* **Your instructions**
Go through the data below. Pull out every line that has the word "this".
---
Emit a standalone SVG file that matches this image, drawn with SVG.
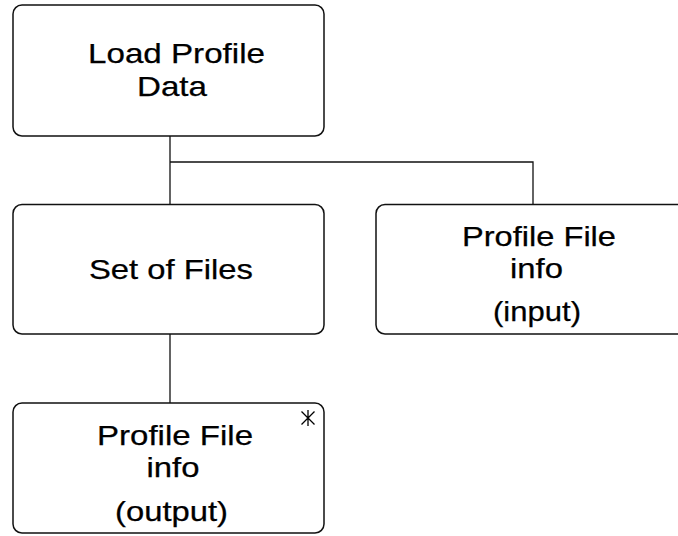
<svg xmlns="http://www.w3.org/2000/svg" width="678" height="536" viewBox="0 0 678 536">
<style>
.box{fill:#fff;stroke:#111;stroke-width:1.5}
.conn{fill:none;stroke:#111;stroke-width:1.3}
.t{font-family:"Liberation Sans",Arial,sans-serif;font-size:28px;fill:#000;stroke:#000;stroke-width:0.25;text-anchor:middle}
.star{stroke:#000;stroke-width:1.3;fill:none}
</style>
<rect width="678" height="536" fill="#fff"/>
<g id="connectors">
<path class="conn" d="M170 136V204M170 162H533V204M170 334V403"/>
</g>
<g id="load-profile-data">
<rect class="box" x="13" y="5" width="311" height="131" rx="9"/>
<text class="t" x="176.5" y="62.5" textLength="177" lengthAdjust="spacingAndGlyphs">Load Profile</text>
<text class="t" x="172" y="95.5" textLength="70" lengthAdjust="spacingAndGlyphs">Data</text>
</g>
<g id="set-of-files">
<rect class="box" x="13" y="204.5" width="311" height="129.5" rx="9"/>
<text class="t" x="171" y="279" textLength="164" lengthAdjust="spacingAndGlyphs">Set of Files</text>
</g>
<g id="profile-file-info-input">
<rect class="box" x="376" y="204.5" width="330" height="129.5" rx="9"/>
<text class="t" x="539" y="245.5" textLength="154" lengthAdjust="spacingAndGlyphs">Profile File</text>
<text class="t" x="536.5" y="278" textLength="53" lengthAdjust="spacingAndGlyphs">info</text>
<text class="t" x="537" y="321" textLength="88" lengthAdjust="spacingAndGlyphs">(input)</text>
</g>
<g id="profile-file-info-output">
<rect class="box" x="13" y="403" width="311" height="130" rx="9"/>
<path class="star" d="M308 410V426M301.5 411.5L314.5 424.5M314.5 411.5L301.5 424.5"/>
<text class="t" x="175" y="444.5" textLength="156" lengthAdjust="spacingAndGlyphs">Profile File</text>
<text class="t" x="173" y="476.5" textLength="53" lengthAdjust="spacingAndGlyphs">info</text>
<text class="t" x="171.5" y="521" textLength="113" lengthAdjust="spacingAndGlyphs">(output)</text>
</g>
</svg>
---
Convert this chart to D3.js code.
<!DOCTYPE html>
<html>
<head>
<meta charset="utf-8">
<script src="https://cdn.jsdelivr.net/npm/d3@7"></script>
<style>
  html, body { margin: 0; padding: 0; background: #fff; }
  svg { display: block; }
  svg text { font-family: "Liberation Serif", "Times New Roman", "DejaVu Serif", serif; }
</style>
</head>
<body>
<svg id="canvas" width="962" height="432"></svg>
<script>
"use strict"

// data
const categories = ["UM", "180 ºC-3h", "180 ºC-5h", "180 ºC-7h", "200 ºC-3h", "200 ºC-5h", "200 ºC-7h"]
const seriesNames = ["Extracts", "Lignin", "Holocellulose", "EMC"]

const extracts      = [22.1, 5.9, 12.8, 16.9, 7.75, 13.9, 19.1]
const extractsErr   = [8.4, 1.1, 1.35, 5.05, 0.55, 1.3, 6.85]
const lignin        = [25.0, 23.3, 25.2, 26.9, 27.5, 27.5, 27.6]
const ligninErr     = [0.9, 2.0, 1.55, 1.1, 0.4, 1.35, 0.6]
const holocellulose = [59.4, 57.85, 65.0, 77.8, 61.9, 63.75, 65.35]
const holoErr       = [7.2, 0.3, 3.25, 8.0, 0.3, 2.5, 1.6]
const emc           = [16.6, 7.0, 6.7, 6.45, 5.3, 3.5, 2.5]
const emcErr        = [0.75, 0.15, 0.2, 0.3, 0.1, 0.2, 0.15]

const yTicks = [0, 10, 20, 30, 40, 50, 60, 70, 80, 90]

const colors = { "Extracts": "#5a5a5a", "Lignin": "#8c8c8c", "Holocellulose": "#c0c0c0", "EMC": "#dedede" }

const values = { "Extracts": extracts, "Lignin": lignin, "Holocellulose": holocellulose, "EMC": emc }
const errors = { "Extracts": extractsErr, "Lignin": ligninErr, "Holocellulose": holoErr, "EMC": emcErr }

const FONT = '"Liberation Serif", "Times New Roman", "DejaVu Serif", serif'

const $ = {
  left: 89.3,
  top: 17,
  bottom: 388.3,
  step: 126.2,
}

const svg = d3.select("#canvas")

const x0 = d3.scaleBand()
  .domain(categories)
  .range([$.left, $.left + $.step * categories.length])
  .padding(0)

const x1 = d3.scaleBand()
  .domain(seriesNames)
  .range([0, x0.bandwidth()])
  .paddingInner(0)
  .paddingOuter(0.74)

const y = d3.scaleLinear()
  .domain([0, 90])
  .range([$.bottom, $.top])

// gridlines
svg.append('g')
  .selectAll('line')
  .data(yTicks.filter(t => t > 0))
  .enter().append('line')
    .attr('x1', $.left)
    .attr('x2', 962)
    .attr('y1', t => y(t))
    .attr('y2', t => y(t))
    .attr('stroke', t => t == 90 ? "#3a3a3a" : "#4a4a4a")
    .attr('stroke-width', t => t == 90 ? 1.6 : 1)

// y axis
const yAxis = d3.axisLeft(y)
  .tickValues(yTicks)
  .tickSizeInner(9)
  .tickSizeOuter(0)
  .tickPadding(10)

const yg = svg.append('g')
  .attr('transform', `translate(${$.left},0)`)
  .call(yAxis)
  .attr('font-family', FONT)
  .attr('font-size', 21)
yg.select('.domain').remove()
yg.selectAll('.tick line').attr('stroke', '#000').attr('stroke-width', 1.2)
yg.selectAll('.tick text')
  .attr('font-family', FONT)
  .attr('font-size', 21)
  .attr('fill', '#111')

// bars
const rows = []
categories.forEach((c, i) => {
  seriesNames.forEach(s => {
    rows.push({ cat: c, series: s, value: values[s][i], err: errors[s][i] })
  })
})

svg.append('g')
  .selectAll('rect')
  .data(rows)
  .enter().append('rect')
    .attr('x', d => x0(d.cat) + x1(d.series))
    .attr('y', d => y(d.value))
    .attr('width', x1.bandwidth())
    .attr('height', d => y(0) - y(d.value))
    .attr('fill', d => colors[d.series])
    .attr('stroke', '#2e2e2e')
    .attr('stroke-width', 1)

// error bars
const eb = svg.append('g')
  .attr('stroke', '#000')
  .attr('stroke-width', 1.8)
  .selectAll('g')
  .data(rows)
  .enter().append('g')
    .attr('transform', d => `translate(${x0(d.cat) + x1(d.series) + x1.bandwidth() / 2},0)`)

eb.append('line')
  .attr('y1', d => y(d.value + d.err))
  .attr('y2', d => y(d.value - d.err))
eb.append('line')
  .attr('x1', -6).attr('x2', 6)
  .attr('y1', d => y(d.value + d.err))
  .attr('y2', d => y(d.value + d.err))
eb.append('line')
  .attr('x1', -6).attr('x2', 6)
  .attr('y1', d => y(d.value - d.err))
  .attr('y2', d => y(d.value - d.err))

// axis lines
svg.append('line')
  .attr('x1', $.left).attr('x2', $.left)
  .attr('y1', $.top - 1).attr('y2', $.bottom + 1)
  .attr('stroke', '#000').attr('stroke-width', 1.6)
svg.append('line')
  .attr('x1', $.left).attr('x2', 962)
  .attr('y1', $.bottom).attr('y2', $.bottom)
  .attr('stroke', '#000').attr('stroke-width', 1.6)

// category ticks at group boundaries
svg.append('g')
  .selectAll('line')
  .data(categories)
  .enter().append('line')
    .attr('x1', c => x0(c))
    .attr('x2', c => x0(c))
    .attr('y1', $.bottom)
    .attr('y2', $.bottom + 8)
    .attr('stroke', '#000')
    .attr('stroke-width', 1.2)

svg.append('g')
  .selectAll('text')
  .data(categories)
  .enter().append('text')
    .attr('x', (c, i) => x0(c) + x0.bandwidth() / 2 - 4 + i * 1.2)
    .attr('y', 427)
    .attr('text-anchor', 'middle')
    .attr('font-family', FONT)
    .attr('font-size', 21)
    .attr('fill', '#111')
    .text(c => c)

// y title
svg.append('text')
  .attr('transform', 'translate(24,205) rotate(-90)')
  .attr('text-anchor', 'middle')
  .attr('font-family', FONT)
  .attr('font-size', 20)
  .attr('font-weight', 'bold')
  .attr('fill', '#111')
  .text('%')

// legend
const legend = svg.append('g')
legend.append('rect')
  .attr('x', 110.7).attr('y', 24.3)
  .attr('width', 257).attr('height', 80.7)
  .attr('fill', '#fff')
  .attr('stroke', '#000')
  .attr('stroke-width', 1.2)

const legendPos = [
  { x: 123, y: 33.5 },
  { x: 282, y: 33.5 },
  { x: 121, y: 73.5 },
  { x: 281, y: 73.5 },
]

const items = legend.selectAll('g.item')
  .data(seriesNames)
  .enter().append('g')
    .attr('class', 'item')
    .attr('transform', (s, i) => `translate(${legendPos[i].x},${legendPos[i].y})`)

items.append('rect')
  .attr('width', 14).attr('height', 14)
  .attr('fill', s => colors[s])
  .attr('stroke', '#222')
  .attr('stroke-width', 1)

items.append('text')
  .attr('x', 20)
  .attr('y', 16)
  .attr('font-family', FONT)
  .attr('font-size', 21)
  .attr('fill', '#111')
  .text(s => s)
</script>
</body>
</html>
---
* **Exercise answer**
Emit a standalone SVG file that matches this image, drawn with SVG.
Convert this chart to D3.js code.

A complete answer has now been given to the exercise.